*What to do*. Read through the entries below and return each line with the word "this".

*Material for the task*.

□ □ □ □ □ □ □

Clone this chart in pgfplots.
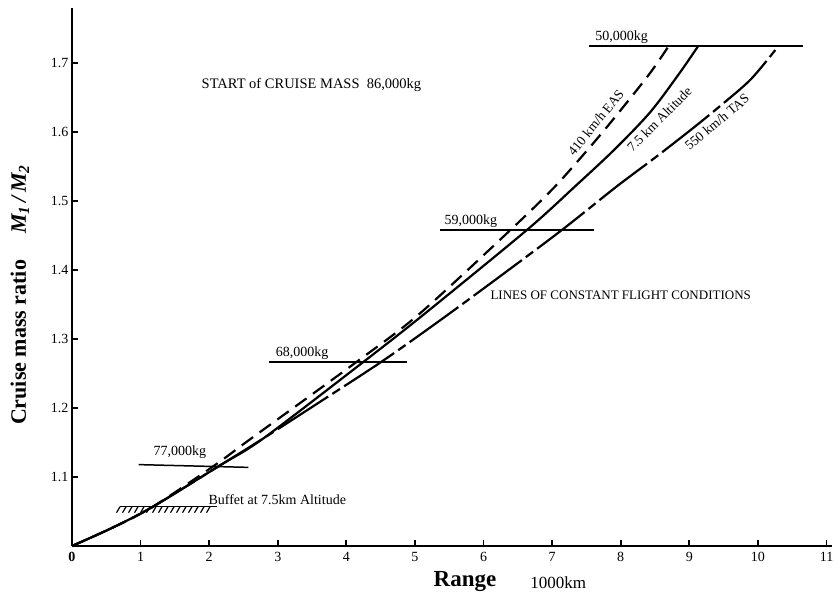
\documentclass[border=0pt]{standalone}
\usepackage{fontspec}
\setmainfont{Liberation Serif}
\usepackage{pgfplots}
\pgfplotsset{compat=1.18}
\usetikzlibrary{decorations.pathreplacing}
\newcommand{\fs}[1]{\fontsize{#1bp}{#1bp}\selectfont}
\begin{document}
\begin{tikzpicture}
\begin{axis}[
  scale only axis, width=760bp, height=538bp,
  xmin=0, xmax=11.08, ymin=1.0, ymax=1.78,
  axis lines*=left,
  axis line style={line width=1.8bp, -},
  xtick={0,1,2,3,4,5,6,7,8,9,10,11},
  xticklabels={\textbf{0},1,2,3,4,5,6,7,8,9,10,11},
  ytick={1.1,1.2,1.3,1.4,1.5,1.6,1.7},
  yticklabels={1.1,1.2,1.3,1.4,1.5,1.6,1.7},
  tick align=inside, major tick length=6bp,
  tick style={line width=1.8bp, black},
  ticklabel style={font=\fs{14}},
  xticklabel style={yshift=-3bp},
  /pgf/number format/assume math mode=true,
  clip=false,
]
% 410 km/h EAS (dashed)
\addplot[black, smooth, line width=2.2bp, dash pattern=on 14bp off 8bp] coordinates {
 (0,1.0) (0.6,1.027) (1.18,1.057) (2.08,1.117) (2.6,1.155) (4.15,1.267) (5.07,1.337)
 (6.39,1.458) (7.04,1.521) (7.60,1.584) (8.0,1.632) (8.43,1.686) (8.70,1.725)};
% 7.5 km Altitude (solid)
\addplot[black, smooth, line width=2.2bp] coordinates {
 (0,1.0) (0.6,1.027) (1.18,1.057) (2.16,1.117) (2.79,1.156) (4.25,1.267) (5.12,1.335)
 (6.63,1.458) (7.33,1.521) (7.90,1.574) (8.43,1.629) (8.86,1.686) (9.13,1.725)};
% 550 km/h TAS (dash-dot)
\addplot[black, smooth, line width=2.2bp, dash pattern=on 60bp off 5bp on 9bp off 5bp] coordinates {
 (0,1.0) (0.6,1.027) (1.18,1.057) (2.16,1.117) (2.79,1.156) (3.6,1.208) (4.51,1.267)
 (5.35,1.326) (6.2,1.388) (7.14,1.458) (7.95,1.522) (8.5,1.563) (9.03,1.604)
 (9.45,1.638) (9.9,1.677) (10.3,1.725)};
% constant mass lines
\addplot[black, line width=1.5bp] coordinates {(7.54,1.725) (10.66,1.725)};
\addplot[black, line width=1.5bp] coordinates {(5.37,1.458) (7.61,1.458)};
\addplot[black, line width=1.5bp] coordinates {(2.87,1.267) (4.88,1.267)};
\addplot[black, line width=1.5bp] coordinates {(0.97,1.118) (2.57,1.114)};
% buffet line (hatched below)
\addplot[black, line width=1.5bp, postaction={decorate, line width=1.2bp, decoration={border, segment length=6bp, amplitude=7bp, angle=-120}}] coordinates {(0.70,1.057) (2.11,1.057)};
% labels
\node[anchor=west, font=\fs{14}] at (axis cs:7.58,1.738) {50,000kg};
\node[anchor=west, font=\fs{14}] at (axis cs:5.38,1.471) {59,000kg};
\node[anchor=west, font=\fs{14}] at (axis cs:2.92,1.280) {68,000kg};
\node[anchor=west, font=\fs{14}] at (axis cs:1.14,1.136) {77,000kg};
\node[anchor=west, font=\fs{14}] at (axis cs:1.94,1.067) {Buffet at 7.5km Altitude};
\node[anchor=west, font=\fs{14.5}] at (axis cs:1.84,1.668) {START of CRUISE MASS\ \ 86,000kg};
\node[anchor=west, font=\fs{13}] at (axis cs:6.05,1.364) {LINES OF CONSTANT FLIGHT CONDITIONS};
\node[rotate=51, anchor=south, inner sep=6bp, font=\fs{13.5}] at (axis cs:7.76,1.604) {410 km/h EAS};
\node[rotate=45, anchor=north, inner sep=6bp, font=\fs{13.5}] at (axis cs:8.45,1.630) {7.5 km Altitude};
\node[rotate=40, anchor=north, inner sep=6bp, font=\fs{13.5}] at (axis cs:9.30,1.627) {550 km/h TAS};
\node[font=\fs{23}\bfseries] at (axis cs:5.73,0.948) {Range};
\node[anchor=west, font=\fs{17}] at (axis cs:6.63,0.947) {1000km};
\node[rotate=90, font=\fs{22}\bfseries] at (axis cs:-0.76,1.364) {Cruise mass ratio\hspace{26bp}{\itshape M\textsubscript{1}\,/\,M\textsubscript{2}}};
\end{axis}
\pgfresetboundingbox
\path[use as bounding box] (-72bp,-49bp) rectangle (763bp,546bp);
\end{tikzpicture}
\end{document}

□ □ □ □ □ □ □

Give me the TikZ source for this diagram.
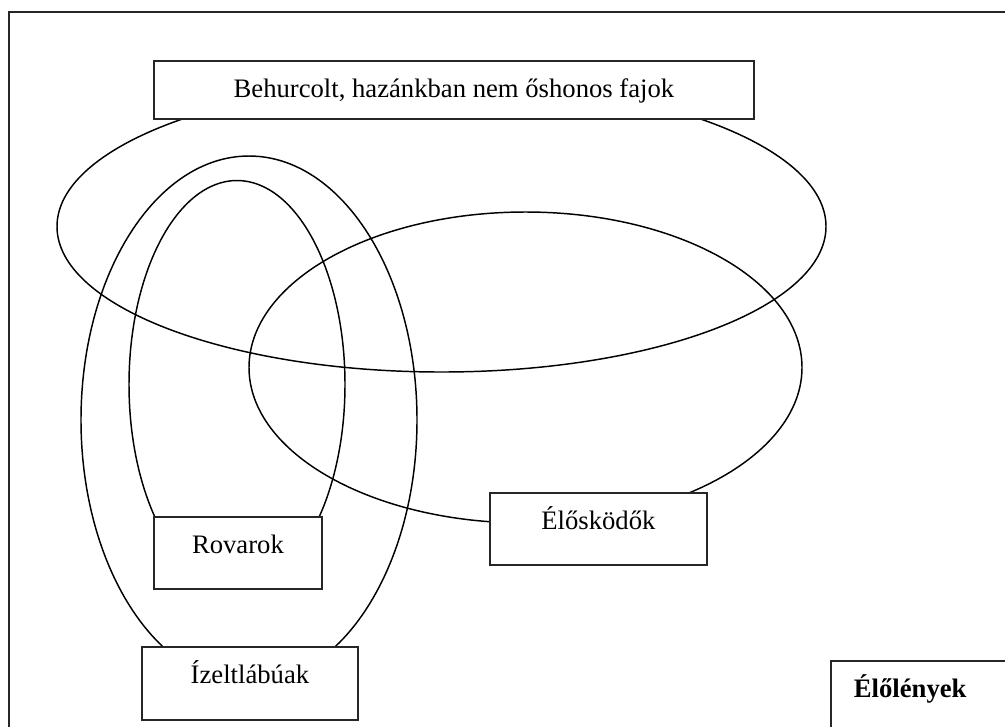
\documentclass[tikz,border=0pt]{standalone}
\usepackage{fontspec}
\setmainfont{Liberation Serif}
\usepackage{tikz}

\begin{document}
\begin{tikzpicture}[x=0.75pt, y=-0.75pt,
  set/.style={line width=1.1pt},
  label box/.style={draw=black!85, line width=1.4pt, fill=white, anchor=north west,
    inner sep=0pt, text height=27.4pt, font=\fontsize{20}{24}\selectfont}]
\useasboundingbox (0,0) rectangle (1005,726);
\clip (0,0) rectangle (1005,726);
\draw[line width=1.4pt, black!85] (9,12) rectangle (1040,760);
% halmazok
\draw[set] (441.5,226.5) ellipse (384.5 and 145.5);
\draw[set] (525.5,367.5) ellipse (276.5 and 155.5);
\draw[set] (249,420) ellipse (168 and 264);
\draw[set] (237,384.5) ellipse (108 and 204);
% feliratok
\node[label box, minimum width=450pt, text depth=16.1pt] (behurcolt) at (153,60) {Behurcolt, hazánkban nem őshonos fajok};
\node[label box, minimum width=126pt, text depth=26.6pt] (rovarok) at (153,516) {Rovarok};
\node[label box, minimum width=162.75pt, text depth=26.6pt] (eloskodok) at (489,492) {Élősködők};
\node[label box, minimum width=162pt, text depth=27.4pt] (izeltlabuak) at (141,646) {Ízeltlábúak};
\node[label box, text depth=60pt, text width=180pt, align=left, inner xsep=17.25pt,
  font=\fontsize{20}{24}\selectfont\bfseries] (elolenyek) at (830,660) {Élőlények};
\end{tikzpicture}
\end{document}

□ □ □ □ □ □ □

*The answer*.
Clone this chart in pgfplots.
Give me the TikZ source for this diagram.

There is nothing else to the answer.